As far as bad days go for a five year old, this one ranks high.  While at her yearly check-up, she discovered she might need glasses, was told her spine might be slightly crooked, and, to make matters worse, endured two shots in both thighs.  My job was to “restrain” her arms and legs as the nurses jabbed the needles in.

Not flair.  No, this was not flair at all today.

We left the doctor’s office right at lunch time.  Dairy Queen was on the way home, so we pulled in.  The whole time, I’m trying to comfort her, but nothing’s working.

As we order food inside, I begin telling our server all about my daughter’s horrible day.  Hopefully, some ice cream will help matters.  A few minutes later, this same server came to our table.  Seeing my daughter still tear-stained and sniffling, I said, “We are just having a really bad day.” 

“Well,” she said as she handed us our food, “there’s a lot of day still left.”

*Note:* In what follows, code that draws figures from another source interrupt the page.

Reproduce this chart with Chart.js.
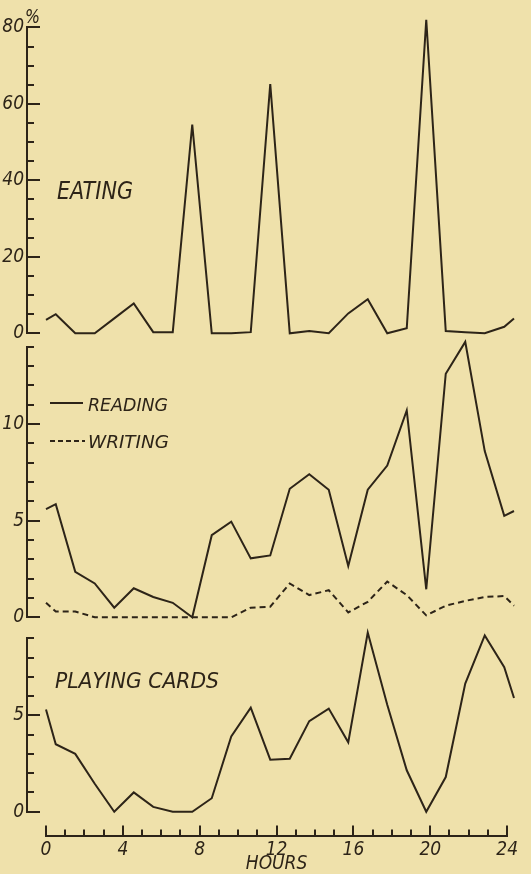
<!DOCTYPE html>
<html>
<head>
<meta charset="utf-8">
<title>Activities by hour</title>
<script src="https://cdn.jsdelivr.net/npm/chart.js@4.4.1/dist/chart.umd.min.js"></script>
<style>
  html, body { margin: 0; padding: 0; background: #efe1ab; }
  #wrap { position: relative; width: 531px; height: 874px; overflow: hidden; }
  #wrap canvas { position: absolute; left: 0; top: 0; }
</style>
</head>
<body>
<div id="wrap">
  <canvas id="eatingChart" width="531" height="874"></canvas>
  <canvas id="readingChart" width="531" height="874"></canvas>
  <canvas id="cardsChart" width="531" height="874"></canvas>
  <canvas id="hoursAxis" width="531" height="874"></canvas>
</div>
<script>
// ======================
// Data (percent of people, by hour of the day)
// ======================
const hours = [0, 0.5, 1.5, 2.5, 3.5, 4.5, 5.5, 6.5, 7.5, 8.5, 9.5, 10.5, 11.5,
               12.5, 13.5, 14.5, 15.5, 16.5, 17.5, 18.5, 19.5, 20.5, 21.5, 22.5, 23.5, 24];

const eating = [3.5, 5.0, 0, 0, 3.9, 7.8, 0.3, 0.3, 54.6, 0, 0, 0.3, 65.2,
                0, 0.6, 0, 5.2, 8.9, 0, 1.3, 82, 0.6, 0.3, 0, 1.7, 3.9];

const reading = [5.6, 5.85, 2.35, 1.75, 0.5, 1.5, 1.05, 0.75, 0, 4.25, 4.95, 3.05, 3.2,
                 6.65, 7.4, 6.6, 2.65, 6.6, 7.85, 10.7, 1.45, 12.6, 14.25, 8.6, 5.25, 5.5];

const writing = [0.75, 0.3, 0.3, 0, 0, 0, 0, 0, 0, 0, 0, 0.5, 0.55,
                 1.75, 1.15, 1.4, 0.25, 0.8, 1.85, 1.15, 0.1, 0.6, 0.85, 1.05, 1.1, 0.6];

const playingCards = [5.3, 3.5, 3.0, 1.45, 0, 1.0, 0.25, 0, 0, 0.7, 3.9, 5.4, 2.7,
                      2.75, 4.7, 5.35, 3.6, 9.3, 5.55, 2.15, 0, 1.8, 6.65, 9.15, 7.5, 5.9];

const eatingTicks = [0, 20, 40, 60, 80];
const readingTicks = [0, 5, 10];
const cardsTicks = [0, 5];
const hourTicks = [0, 4, 8, 12, 16, 20, 24];

// ======================
// Style
// ======================
const ink = '#2d2418';
const letterFont = "'Liberation Sans Narrow', 'DejaVu Sans Condensed', 'DejaVu Sans', sans-serif";
const tickFont = { family: letterFont, size: 19, style: 'italic' };

// x pixel 27 (y axis line) .. 514 = hour 24, hour 0 sits at pixel 46
const X_MIN = -(46 - 27) / 19.5;

// hand lettered labels + legend keys
const panelText = {
  id: 'panelText',
  afterDraw(chart, args, opts) {
    const ctx = chart.ctx;
    (opts.keys || []).forEach(k => {
      ctx.save();
      ctx.strokeStyle = ink;
      ctx.lineWidth = 2;
      ctx.setLineDash(k.dash || []);
      ctx.beginPath();
      ctx.moveTo(k.x, k.y);
      ctx.lineTo(k.x + k.len, k.y);
      ctx.stroke();
      ctx.restore();
    });
    (opts.items || []).forEach(it => {
      ctx.save();
      ctx.font = `italic ${it.size}px ${letterFont}`;
      ctx.fillStyle = ink;
      ctx.textBaseline = 'alphabetic';
      const w = ctx.measureText(it.text).width;
      ctx.translate(it.x, it.y);
      if (it.w) ctx.scale(it.w / w, 1);
      ctx.fillText(it.text, 0, 0);
      ctx.restore();
    });
  }
};

function series(values, dash) {
  return {
    data: hours.map((h, i) => ({ x: h, y: values[i] })),
    borderColor: ink,
    borderWidth: 2,
    borderDash: dash || [],
    pointRadius: 0,
    tension: 0,
    fill: false,
    clip: false
  };
}

function panel(canvasId, datasets, top, bottom, max, step, majors, text) {
  return new Chart(document.getElementById(canvasId), {
    type: 'line',
    data: { datasets },
    options: {
      responsive: false,
      animation: false,
      events: [],
      layout: { padding: { top: top, bottom: 874 - bottom, left: 0, right: 17 } },
      plugins: {
        legend: { display: false },
        tooltip: { enabled: false },
        panelText: text
      },
      scales: {
        x: { type: 'linear', display: false, min: X_MIN, max: 24 },
        y: {
          type: 'linear', position: 'left', weight: 1, min: 0, max: max,
          afterFit: s => { s.width = 27; },
          afterBuildTicks: s => { s.ticks = majors.map(v => ({ value: v })); },
          border: { color: ink, width: 2 },
          grid: { drawOnChartArea: false, color: ink, lineWidth: 2, tickLength: -13 },
          ticks: { color: ink, padding: 16, font: tickFont }
        },
        yMinor: {
          type: 'linear', display: true, position: 'left', weight: 0, min: 0, max: max,
          afterFit: s => { s.width = 0; },
          border: { display: false },
          grid: { drawOnChartArea: false, color: ink, lineWidth: 2, tickLength: -7 },
          ticks: { display: false, stepSize: step }
        }
      }
    },
    plugins: [panelText]
  });
}

// ======================
// Panels
// ======================
panel('eatingChart', [series(eating)], 26.7, 333.3, 80, 5, eatingTicks, {
  items: [
    { text: 'EATING', x: 57, y: 199, w: 76, size: 24 },
    { text: '%', x: 25, y: 23, w: 15, size: 20 }
  ]
});

panel('readingChart', [series(reading), series(writing, [6, 4])], 346.7, 617.3, 14, 1, readingTicks, {
  keys: [
    { x: 50, y: 403, len: 33 },
    { x: 50, y: 441, len: 35, dash: [5, 3] }
  ],
  items: [
    { text: 'READING', x: 88, y: 411, w: 80, size: 17 },
    { text: 'WRITING', x: 88, y: 448, w: 81, size: 17 }
  ]
});

panel('cardsChart', [series(playingCards)], 638.3, 811.7, 9, 1, cardsTicks, {
  items: [
    { text: 'PLAYING CARDS', x: 55, y: 688, w: 164, size: 22 }
  ]
});

// ======================
// Hours axis
// ======================
new Chart(document.getElementById('hoursAxis'), {
  type: 'line',
  data: { datasets: [] },
  options: {
    responsive: false,
    animation: false,
    events: [],
    layout: { padding: { top: 790, left: 46, right: 17, bottom: 0 } },
    plugins: { legend: { display: false }, tooltip: { enabled: false } },
    scales: {
      y: { display: false },
      x: {
        type: 'linear', position: 'bottom', weight: 1, min: 0, max: 24,
        afterFit: s => { s.height = 38.5; },
        afterBuildTicks: s => { s.ticks = hourTicks.map(v => ({ value: v })); },
        border: { color: ink, width: 2 },
        grid: { drawOnChartArea: false, color: ink, lineWidth: 2, tickLength: -10 },
        ticks: { color: ink, padding: 13, font: tickFont, maxRotation: 0, autoSkip: false },
        title: {
          display: true, text: 'HOURS', color: ink, padding: 0,
          font: { family: letterFont, size: 19, style: 'italic', lineHeight: 1.0 }
        }
      },
      xMinor: {
        type: 'linear', display: true, position: 'bottom', weight: 0, min: 0, max: 24,
        afterFit: s => { s.height = 0; },
        border: { display: false },
        grid: { drawOnChartArea: false, color: ink, lineWidth: 2, tickLength: -6 },
        ticks: { display: false, stepSize: 1 }
      }
    }
  }
});
</script>
</body>
</html>
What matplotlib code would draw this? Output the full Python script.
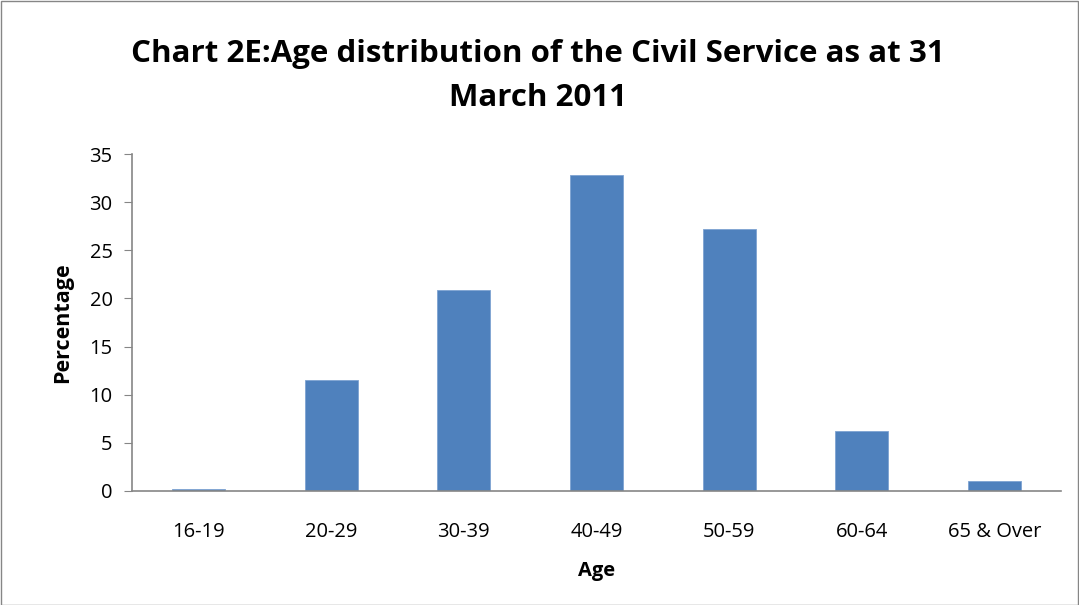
import matplotlib
matplotlib.use("Agg")
import matplotlib.pyplot as plt
from matplotlib.patches import Rectangle

categories = ["16-19", "20-29", "30-39", "40-49", "50-59", "60-64", "65 & Over"]
values = [0.2, 11.5, 20.9, 32.8, 27.2, 6.2, 1.0]
yticks = [0, 5, 10, 15, 20, 25, 30, 35]

plt.rcParams['font.family'] = ['Open Sans', 'DejaVu Sans']

W, H = 1079, 605
fig = plt.figure(figsize=(W/100, H/100), dpi=100)
ax = fig.add_axes([132/W, 1 - 491/H, (1061-132)/W, (491-154)/H])

x = range(len(categories))
ax.bar(x, values, width=0.4, color="#4F81BD", edgecolor="#7EA3D2", linewidth=0.6)
ax.set_xlim(-0.5, len(categories) - 0.5)
ax.set_ylim(0, 35)
ax.set_yticks(yticks)
ax.set_xticks(list(x))
ax.set_xticklabels(categories)

for s in ["top", "right"]:
    ax.spines[s].set_visible(False)
for s in ["left", "bottom"]:
    ax.spines[s].set_color("#868686")
    ax.spines[s].set_linewidth(1.2)
ax.tick_params(axis="y", length=6, color="#868686", labelsize=14.5, pad=8)
ax.tick_params(axis="x", length=0, labelsize=14.5, pad=22)

ax.set_xlabel("Age", fontsize=14.5, fontweight="bold", labelpad=14)
ax.set_ylabel("Percentage", fontsize=15.5, fontweight="bold", labelpad=12)

fig.text(538/W, 1 - 76/H, "Chart 2E:Age distribution of the Civil Service as at 31\nMarch 2011",
         ha="center", va="center", fontsize=22.5, fontweight="bold", linespacing=1.6)

fig.patches.append(Rectangle((0.5/W, 0.5/H), 1 - 1.5/W, 1 - 1.5/H, transform=fig.transFigure,
                             fill=False, edgecolor="#868686", linewidth=1))

fig.savefig("out.png", dpi=100)
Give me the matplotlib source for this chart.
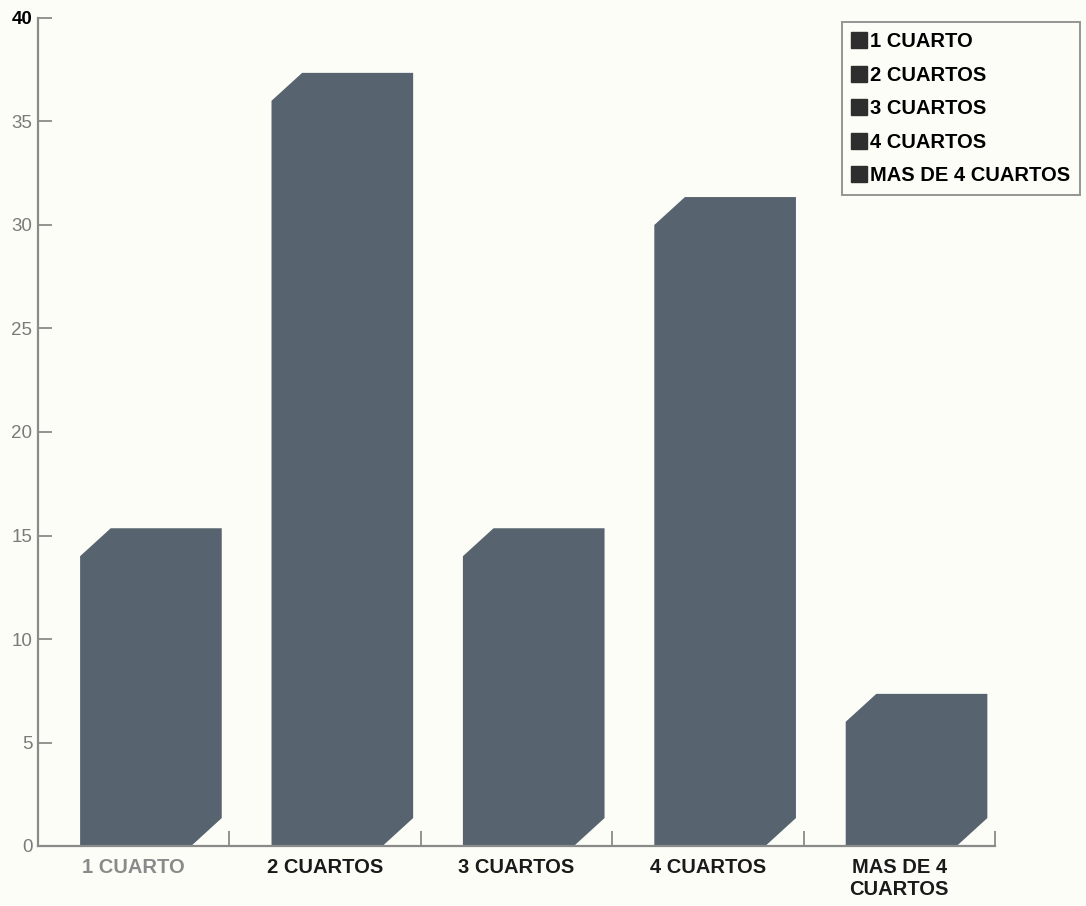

My daughter looked at her and smiled.  The thought of “a lot of day still left,” worked.  The radical concept that the day wasn’t doomed just because of a bad morning transformed this little girl’s world.  There was still time–seconds, minutes, hours even–to redeem the day.  There was still time for flair. 

I wanted to kiss the server.  I told her that her comment would change the course of our whole day.  Once again, language well-timed and well-spoken can create a new reality.  The comment created anticipation.  Something good would come.  And by the time we’d finished lunch, ice-cream, and some laughs in our booth, it already had.

Living with flair means remembering “there’s a lot of day still left.”   Even if we’re down to seconds, there’s still time for flair.